Rust Belted: Can media obsession with Braddock's John Fetterman be over now? | Opinion | Pittsburgh | Pittsburgh City Paper

Rust Belted: Can media obsession with Braddock's John Fetterman be over now?

At one time, the best thing the Mon Valley had going for it was that everyone wanted to talk about Braddock Mayor John Fetterman. But now, perhaps, it might be better if everyone stopped.

In recent years, the tattooed 6-foot-8-inch mayor drew notice from outlets like Rolling Stone, The New York Times, The Colbert Report and the CBS Evening News. The stories lauded his initiative to invite artists, urban-agriculturalists and other pioneers who could help reverse the struggling town's collapse. Fetterman became a spokesman for investing in renewable energy; his town has become the rusted, and oddly rustic, backdrop for a Levi's blue-jeans ad campaign.

Which made Sue Halpern's Feb. 13 New York Times Magazine piece inevitable. Sooner or later, someone was bound to wonder why, despite all the hoopla, only fewer than three dozen people have actually moved into Braddock.

Halpern introduces us to one artist who came to Braddock expecting to find "an artist's compound" after being "a little blinded by the image of Braddock that has been portrayed in the media." Others have sunk their life savings into fixing homes that were only supposed to cost $5,000. Of one long-term resident, meanwhile, Halpern writes that despite all Fetterman's success at importing socially conscious artists and beehives, nothing "has changed the most essential facts of his life: he is poor and without prospects."

But really, how could it? Fetterman's done a lot of good, but he's always been upfront about the challenges Braddock faced. Did we really think that beehives and green roofs could reverse decades of suburban sprawl and free-market excess? And if not, why did national media give them so much ink in the first place?

Some of it was the visuals: Fetterman has Braddock's zip code tattooed on his arm, and it's no accident that the Atlantic Monthly put his imposing bald head on the cover of its November 2009 issue. "I look like a washed-up professional wrestler, and that generates interest," Fetterman acknowledges.

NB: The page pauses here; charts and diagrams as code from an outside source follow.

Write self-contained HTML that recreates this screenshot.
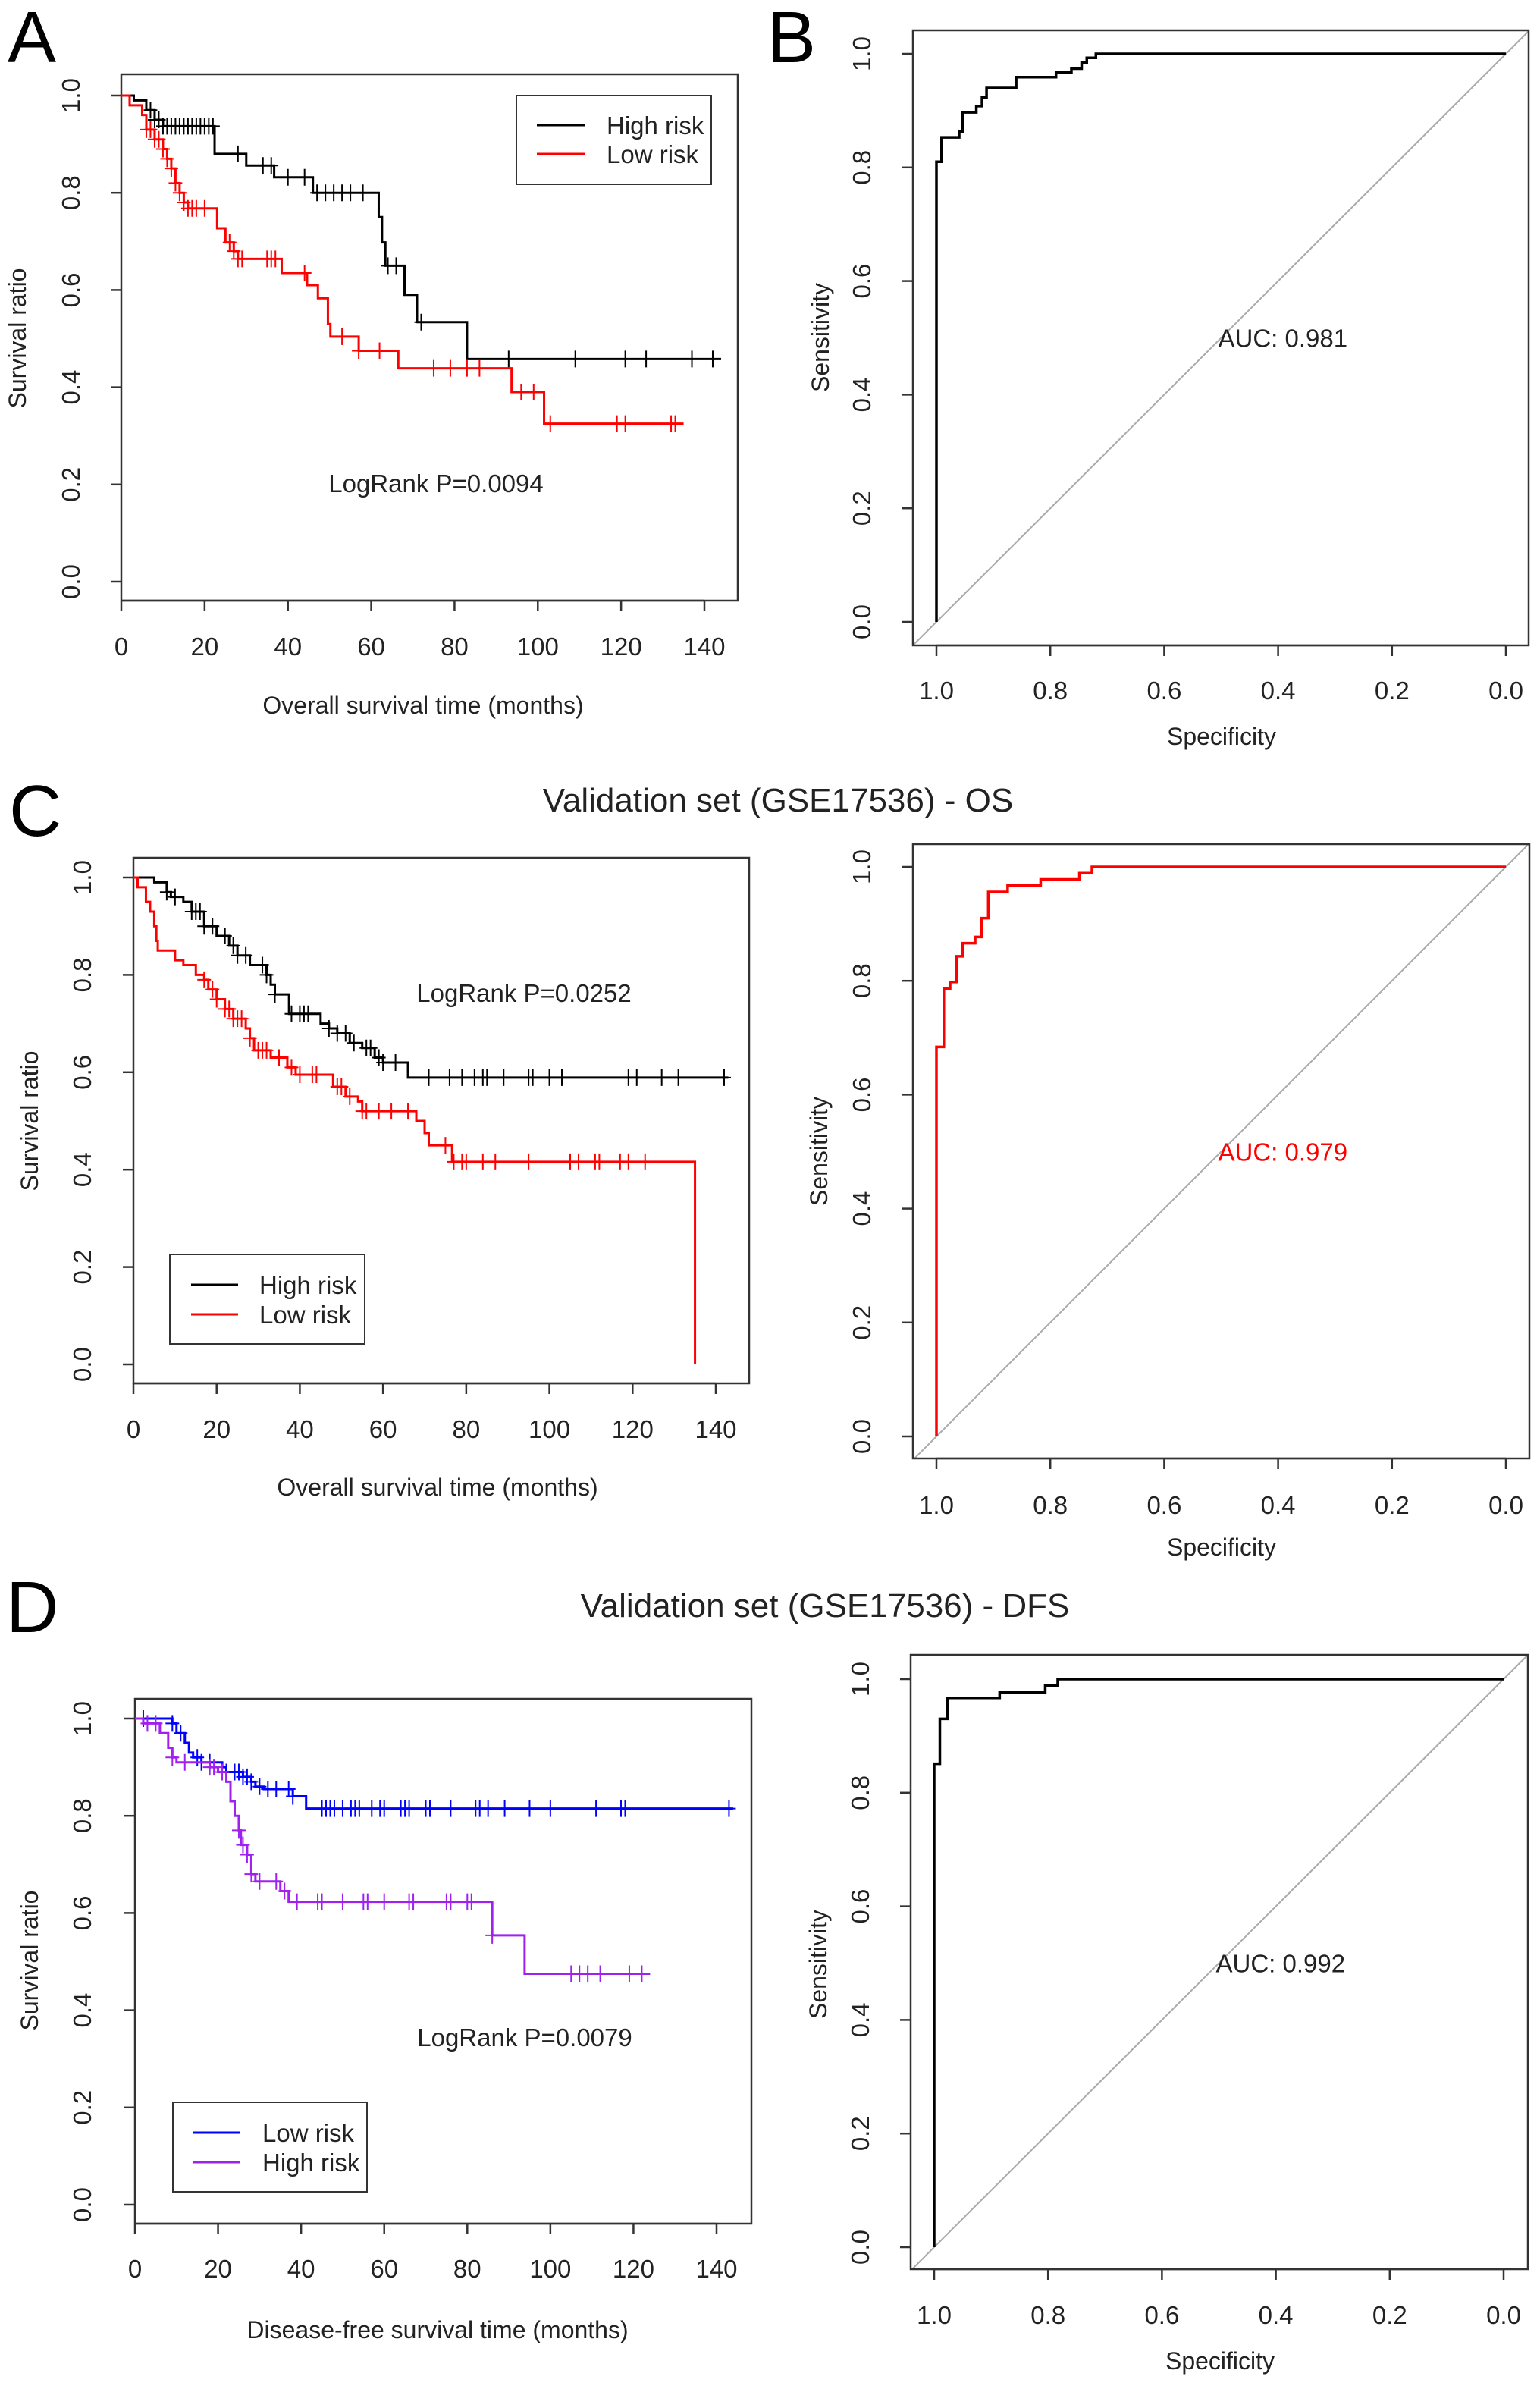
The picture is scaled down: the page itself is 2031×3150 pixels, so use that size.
<!DOCTYPE html>
<html><head><meta charset="utf-8"><style>
html,body{margin:0;padding:0;background:#fff;}
svg{display:block;font-family:"Liberation Sans",sans-serif;}
</style></head><body>
<svg id="fig" width="2031" height="3150" viewBox="0 0 2031 3150" xmlns="http://www.w3.org/2000/svg">
<rect width="2031" height="3150" fill="#fff"/>
<text x="10" y="82" font-size="96">A</text>
<text x="1012" y="82" font-size="96">B</text>
<text x="12" y="1102" font-size="96">C</text>
<text x="8" y="2152" font-size="96">D</text>
<text x="1026" y="1070" font-size="44" text-anchor="middle" fill="#222">Validation set (GSE17536) - OS</text>
<text x="1088" y="2132" font-size="44" text-anchor="middle" fill="#222">Validation set (GSE17536) - DFS</text>
<g id="plots"></g>
</svg>
<script>
// ---------- Panel A data ----------
const aHighT=[0,3,6,8,10,22.4,30,36.7,46,61.8,62.6,63.4,68,71,83];
const aHighSurv=[1,0.99,0.97,0.95,0.937,0.88,0.856,0.832,0.80,0.75,0.698,0.65,0.59,0.534,0.458];
const aHighEnd=144;
const aHighCens=[7,8,9,10,11,12,13,14,15,16,17,18,19,20,21,22,28,34,36,40,44,47,49,51,53,55,58,64,66,72,93,109,121,126,137,142];
const aLowT=[0,2,5,6,8,10,11,12,13,14,15,16,23,25,27,28,38.5,44.6,47.2,49.6,50.2,57,66.5,93.7,101.5];
const aLowSurv=[1,0.98,0.96,0.93,0.91,0.89,0.87,0.85,0.82,0.80,0.78,0.768,0.727,0.698,0.68,0.664,0.635,0.61,0.583,0.53,0.504,0.475,0.439,0.39,0.325];
const aLowEnd=135;
const aLowCens=[6,7,8,9,10,11,12,13,14,15,16,17,18,20,26,27,28,29,35,36,37,44,53,57,62,75,79,83,86,96,99,103,119,121,132,133];
// ---------- Panel C data ----------
const cHighT=[0,5,8,9,12,14,17,20,23,25,28,32,33,34,37.4,45,47,49,52,55,58,60,66];
const cHighSurv=[1,0.99,0.97,0.96,0.95,0.93,0.90,0.88,0.86,0.84,0.82,0.80,0.78,0.76,0.72,0.70,0.69,0.68,0.66,0.65,0.63,0.62,0.589];
const cHighEnd=143;
const cHighCens=[8,10,14,15,16,17,19,22,24,25,27,31,32,34,38,40,41,42,47,49,51,53,56,57,59,60,63,71,76,79,82,84,85,89,95,96,100,103,119,121,127,131,142];
const cLowT=[0,1,3,4,5,5.5,5.85,10,12,15,17,18,20,22,24,27,28,29,33,37,39,48,51,54,55,68,70,71,76.6,135];
const cLowSurv=[1,0.98,0.95,0.93,0.90,0.87,0.85,0.83,0.82,0.80,0.79,0.77,0.75,0.73,0.71,0.69,0.67,0.645,0.63,0.61,0.595,0.57,0.55,0.54,0.52,0.50,0.475,0.45,0.416,0];
const cLowEnd=135;
const cLowCens=[17,19,20,22,23,24,25,26,28,30,31,32,35,38,40,43,44,49,50,52,55,56,59,62,66,75,77,79,80,84,87,95,105,107,111,112,117,119,123];
// ---------- Panel D data ----------
const dLowT=[0,9,10,12,13,14,16,21,22,26,28,29,31,38,41.2];
const dLowSurv=[1,0.99,0.97,0.95,0.93,0.92,0.91,0.90,0.89,0.88,0.87,0.86,0.855,0.84,0.815];
const dLowEnd=144;
const dLowCens=[2,9,11,15,16,18,22,24,25,26,27,28,30,32,34,37,38,45,46,47,48,50,52,53,54,57,59,60,64,65,66,70,71,76,82,83,85,89,95,100,111,117,118,143];
const dHighT=[0,2,6,8,9,10,18,20,22,23,24,25,25.5,27,28,29,35,37,86,93.8];
const dHighSurv=[1,0.99,0.97,0.94,0.92,0.91,0.90,0.89,0.87,0.83,0.80,0.77,0.74,0.72,0.68,0.665,0.645,0.623,0.554,0.475];
const dHighEnd=124;
const dHighCens=[3,5,9,12,18,19,21,25,26,27,28,30,34,36,39,44,45,50,55,56,60,66,67,75,76,80,81,86,105,107,109,112,119,122];
// ---------- ROC data (specificity, sensitivity corner points) ----------
const bSpec=[1,1,0.991,0.991,0.96,0.96,0.954,0.954,0.93,0.93,0.92,0.92,0.912,0.912,0.86,0.86,0.79,0.79,0.763,0.763,0.745,0.745,0.736,0.736,0.72,0.72,0];
const bSens=[0,0.81,0.81,0.853,0.853,0.863,0.863,0.897,0.897,0.908,0.908,0.923,0.923,0.94,0.94,0.959,0.959,0.967,0.967,0.974,0.974,0.985,0.985,0.993,0.993,1,1];
const cSpec=[1,1,0.987,0.987,0.976,0.976,0.965,0.965,0.954,0.954,0.932,0.932,0.921,0.921,0.909,0.909,0.875,0.875,0.817,0.817,0.749,0.749,0.727,0.727,0];
const cSens=[0,0.684,0.684,0.786,0.786,0.798,0.798,0.843,0.843,0.866,0.866,0.877,0.877,0.91,0.91,0.956,0.956,0.967,0.967,0.978,0.978,0.989,0.989,1,1];
const dSpec=[1,1,0.99,0.99,0.977,0.977,0.885,0.885,0.805,0.805,0.783,0.783,0];
const dSens=[0,0.851,0.851,0.93,0.93,0.967,0.967,0.977,0.977,0.989,0.989,1,1];
const kmXTicks=[0,20,40,60,80,100,120,140];
const yTicks=[0,0.2,0.4,0.6,0.8,1.0];
const rocXTicks=[1.0,0.8,0.6,0.4,0.2,0.0];

const NS="http://www.w3.org/2000/svg";
const root=document.getElementById('plots');
function mk(tag,attrs,parent){const e=document.createElementNS(NS,tag);for(const k in attrs)e.setAttribute(k,attrs[k]);(parent||root).appendChild(e);return e;}
function txt(s,attrs,parent){const e=mk('text',attrs,parent);e.textContent=s;return e;}

function frame(g,L,R,T,B,xs,ys,xt,yt,xlab,ylab,geo){
  const box=mk('rect',{x:L,y:T,width:R-L,height:B-T,fill:'none',stroke:'#333','stroke-width':2.5},g);
  
  
  xt.forEach(v=>{
    const x=xs(v);
    const t=mk('line',{x1:x,y1:B,x2:x,y2:B+14,stroke:'#333','stroke-width':2.5},g);
    
    
    const l=txt(v.toFixed(geo.xdec),{x:x,y:geo.xly,'font-size':33,'text-anchor':'middle',fill:'#222'},g);
    
    
  });
  const ax=mk('line',{x1:xs(xt[0]),y1:B,x2:xs(xt[xt.length-1]),y2:B,stroke:'#333','stroke-width':2.5},g);
  
  
  yt.forEach(v=>{
    const y=ys(v);
    const t=mk('line',{x1:L,y1:y,x2:L-14,y2:y,stroke:'#333','stroke-width':2.5},g);
    
    
    const l=txt(v.toFixed(1),{x:0,y:0,'font-size':33,'text-anchor':'middle',fill:'#222',transform:`translate(${geo.ylx},${y}) rotate(-90)`},g);
    
    
  });
  const xl=txt(xlab,{x:geo.xlabx,y:geo.xlaby,'font-size':32,'text-anchor':'middle',fill:'#222'},g);
  
  
  const yl=txt(ylab,{x:0,y:0,'font-size':32,'text-anchor':'middle',fill:'#222',transform:`translate(${geo.ylabx},${geo.ylaby}) rotate(-90)`},g);
  
  
}

function km(g,xs,ys,T,S,end,cens,color,name){
  let d=`M${xs(T[0])},${ys(S[0])}`;
  for(let i=1;i<T.length;i++){d+=` H${xs(T[i])} V${ys(S[i])}`;}
  d+=` H${xs(end)}`;
  const p=mk('path',{d:d,fill:'none',stroke:color,'stroke-width':3},g);
  
  
  cens.forEach(t=>{
    let s=S[0];for(let i=0;i<T.length;i++){if(T[i]<=t)s=S[i];}
    const x=xs(t),y=ys(s);
    const c=mk('path',{d:`M${x},${y-11} V${y+11} M${x-9},${y} H${x+9}`,stroke:color,'stroke-width':2},g);
    
    
  });
}

function legend(g,x1,y1,x2,y2,lx1,lx2,tx,items){
  const r=mk('rect',{x:x1,y:y1,width:x2-x1,height:y2-y1,fill:'#fff',stroke:'#333','stroke-width':2},g);
  
  
  items.forEach(it=>{
    const l=mk('line',{x1:lx1,y1:it.y,x2:lx2,y2:it.y,stroke:it.c,'stroke-width':3},g);
    
    
    const t=txt(it.t,{x:tx,y:it.y+12,'font-size':33,fill:'#222'},g);
    
    
  });
}

function kmPanel(id,P,series,leg,pText,xlab){
  const g=mk('g',{});
  
  
  const xs=v=>P.x0+(v/140)*(P.x140-P.x0);
  const ys=v=>P.y0+v*(P.y1-P.y0);
  frame(g,P.L,P.R,P.T,P.B,xs,ys,kmXTicks,yTicks,xlab,'Survival ratio',
    {xdec:0,xly:P.xly,ylx:P.ylx,xlabx:P.xlabx,xlaby:P.xlaby,ylabx:P.ylabx,ylaby:P.ylaby});
  series.forEach(s=>km(g,xs,ys,s.T,s.S,s.end,s.cens,s.c,s.n));
  legend(g,...leg);
  const pt=txt(pText.s,{x:pText.x,y:pText.y,'font-size':33,'text-anchor':'middle',fill:'#222'},g);
  
  
}

function rocPanel(id,P,spec,sens,color,auc){
  const g=mk('g',{});
  
  
  const xs=v=>P.x0+(1-v)*(P.x1-P.x0);
  const ys=v=>P.y0+v*(P.y1-P.y0);
  const cid=id+'-clip';
  const cp=mk('clipPath',{id:cid},g);mk('rect',{x:P.L,y:P.T,width:P.R-P.L,height:P.B-P.T},cp);
  const dg=mk('line',{x1:xs(1.2),y1:ys(-0.2),x2:xs(-0.2),y2:ys(1.2),stroke:'#aaa','stroke-width':2,'clip-path':`url(#${cid})`},g);
  
  
  frame(g,P.L,P.R,P.T,P.B,xs,ys,rocXTicks,yTicks,'Specificity','Sensitivity',
    {xdec:1,xly:P.xly,ylx:P.ylx,xlabx:P.xlabx,xlaby:P.xlaby,ylabx:P.ylabx,ylaby:P.ylaby});
  const pts=spec.map((s,i)=>`${xs(s)},${ys(sens[i])}`).join(' ');
  const pl=mk('polyline',{points:pts,fill:'none',stroke:color,'stroke-width':3.5},g);
  
  
  const at=txt('AUC: '+auc,{x:xs(0.5)-4,y:ys(0.5)+12,'font-size':33,fill:color==='#000'?'#222':color},g);
  
  
}

// Panel A
kmPanel('panel-a-km',{L:160,R:973,T:98,B:792,x0:160,x140:929,y0:767,y1:126,xly:864,ylx:105,xlabx:558,xlaby:941,ylabx:34,ylaby:446},
  [{T:aHighT,S:aHighSurv,end:aHighEnd,cens:aHighCens,c:'#000',n:'high-risk'},{T:aLowT,S:aLowSurv,end:aLowEnd,cens:aLowCens,c:'#f00',n:'low-risk'}],
  [681,126,938,243,708,772,800,[{y:165,c:'#000',t:'High risk'},{y:203,c:'#f00',t:'Low risk'}]],
  {s:'LogRank  P=0.0094',x:575,y:649},'Overall survival time  (months)');
// Panel B
rocPanel('panel-b-roc',{L:1204,R:2016,T:40,B:851,x0:1235,x1:1986,y0:820,y1:71,xly:922,ylx:1148,xlabx:1611,xlaby:982,ylabx:1093,ylaby:445},bSpec,bSens,'#000','0.981');
// Panel C
kmPanel('panel-c-km',{L:176,R:988,T:1131,B:1824,x0:176,x140:944,y0:1799,y1:1157,xly:1896,ylx:120,xlabx:577,xlaby:1972,ylabx:50,ylaby:1478},
  [{T:cHighT,S:cHighSurv,end:cHighEnd,cens:cHighCens,c:'#000',n:'high-risk'},{T:cLowT,S:cLowSurv,end:cLowEnd,cens:cLowCens,c:'#f00',n:'low-risk'}],
  [224,1654,481,1772,252,314,342,[{y:1694,c:'#000',t:'High risk'},{y:1733,c:'#f00',t:'Low risk'}]],
  {s:'LogRank  P=0.0252',x:691,y:1321},'Overall survival time (months)');
// Panel C ROC
rocPanel('panel-c-roc',{L:1204,R:2017,T:1113,B:1923,x0:1235,x1:1986,y0:1894,y1:1143,xly:1996,ylx:1148,xlabx:1611,xlaby:2051,ylabx:1091,ylaby:1518},cSpec,cSens,'#f00','0.979');
// Panel D
kmPanel('panel-d-km',{L:178,R:991,T:2240,B:2932,x0:178,x140:945,y0:2907,y1:2266,xly:3003,ylx:120,xlabx:577,xlaby:3083,ylabx:50,ylaby:2585},
  [{T:dLowT,S:dLowSurv,end:dLowEnd,cens:dLowCens,c:'#0000ff',n:'low-risk'},{T:dHighT,S:dHighSurv,end:dHighEnd,cens:dHighCens,c:'#a020f0',n:'high-risk'}],
  [228,2772,484,2890,255,317,346,[{y:2812,c:'#0000ff',t:'Low risk'},{y:2851,c:'#a020f0',t:'High risk'}]],
  {s:'LogRank  P=0.0079',x:692,y:2698},'Disease-free survival time (months)');
// Panel D ROC
rocPanel('panel-d-roc',{L:1201,R:2015,T:2182,B:2992,x0:1232,x1:1983,y0:2963,y1:2214,xly:3064,ylx:1146,xlabx:1609,xlaby:3124,ylabx:1090,ylaby:2590},dSpec,dSens,'#000','0.992');
</script>
</body></html>
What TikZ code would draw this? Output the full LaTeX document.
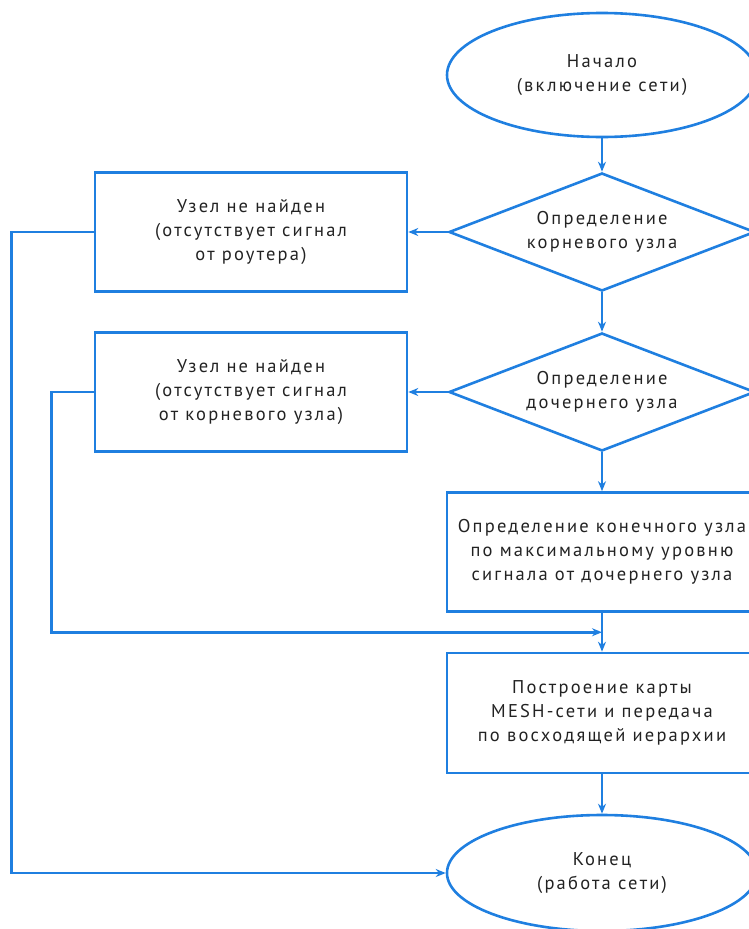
\documentclass[tikz,border=0pt]{standalone}
\usepackage{fontspec}
\setmainfont[LetterSpace=12]{PT Sans}
\usepackage{xcolor}
\definecolor{flowline}{HTML}{1F7FE0}
\definecolor{flowtext}{HTML}{222222}
\usepackage{tikz}
\usetikzlibrary{arrows.meta,positioning,shapes.geometric,calc}

\begin{document}
\begin{tikzpicture}[x=1pt,y=-1pt,
  base/.style={draw=flowline,line width=2.6pt,text=flowtext,align=center,
    font=\fontsize{18.5}{24}\selectfont,inner sep=0pt},
  term/.style={base,ellipse,minimum width=310pt,minimum height=124pt},
  check/.style={base,diamond,shape aspect=2.6,minimum width=306pt,minimum height=118pt},
  stepbox/.style={base,rectangle,minimum width=312pt,minimum height=119pt},
  flow/.style={draw=flowline,line width=2.6pt,-{Stealth[length=10pt,width=8pt]}}]
\useasboundingbox (0,0) rectangle (748,929);

\node[term] (start) at (602,75) {Начало\\(включение сети)};
\node[check] (rootq) at (602,232) {Определение\\корневого узла};
\node[stepbox] (noroot) at (251,232) {Узел не найден\\(отсутствует сигнал\\от роутера)};
\node[check] (childq) at (602,392) {Определение\\дочернего узла};
\node[stepbox] (nochild) at (251,392) {Узел не найден\\(отсутствует сигнал\\от корневого узла)};
\node[stepbox,minimum width=310pt] (leaf) at (602,552) {Определение конечного узла\\по максимальному уровню\\сигнала от дочернего узла};
\node[stepbox,minimum width=310pt,minimum height=120pt] (meshmap) at (602,713) {Построение карты\\MESH-сети и передача\\по восходящей иерархии};
\node[term,minimum height=116pt] (stop) at (602,873) {Конец\\(работа сети)};

\coordinate (join) at ($(leaf.south)!0.5!(meshmap.north)$);

% main column
\draw[flow] (start) -- (rootq);
\draw[flow] (rootq) -- (childq);
\draw[flow] (childq) -- (leaf);
\draw[flow] (leaf) -- (meshmap);
\draw[flow] (meshmap) -- (stop);

% side branches
\draw[flow] (rootq.west) -- (noroot.east);
\draw[flow] (childq.west) -- (nochild.east);
\draw[flow] (noroot.west) -- ++(-82,0) |- (stop.west);
\draw[flow] (nochild.west) -- ++(-42,0) |- (join);
\end{tikzpicture}
\end{document}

Then there's the simply lemming-like behavior of the national press, whose reporters constantly chase each other's stories. A journalist looking for new tales of hardship wouldn't have to stray too far from the path: According to Census Bureau estimates, of the 10 most-impoverished municipalities in Allegheny County, nine were in Braddock's vicinity of the Mon and Turtle Creek valleys. Those other places haven't gotten so much as a Geico ad.

But even Braddock -- which unlike other Mon Valley towns had the good fortune to elect a charismatic, tattooed Harvard grad with family money to invest -- may be the exception that proves the rule. Its decline is often ascribed to the "collapse of the steel industry," but its population decline began during steel's glory years, when 1950s prosperity induced a generation of American workers to go forth into the suburbs.

We are all workers, as the Levi's ad would have it. And we all turned our backs on Braddock, and places like it. So when a guy offers a marketing-friendly urban-renewal proposal -- turn urban decay into an asset! reverse capitalist excess with entrepreneurial know-how! -- it's no wonder we can't stop reading. We want to believe John Fetterman can pull off a miracle ... so no one else has to bother. And if he fails, someone else stands to blame.

For the record, Fetterman blames Halpern's article for focusing too heavily on a small group of critics, some of whom don't even live in the borough. Still, I came away from the piece thinking the problem isn't Fetterman but the constraints he faces -- like antiquated boundaries that fracture Mon Valley governments into tiny, ineffective fiefdoms that can do little more than squabble among themselves. (Fetterman himself refuses to attend borough council meetings -- part of a running dispute with the council majority.)

"Wherever I go, I tell people this isn't easy," Fetterman says. And with all the deficit-reduction talk in Washington, it will only get harder. "I've got people in this town who don't have heat, and our Democratic president is talking about cutting heating-assistance programs."

That's nothing an art gallery is going solve, and it's not the sort of thing national magazines worry about. But maybe someone in McKeesport could put it on a tattoo.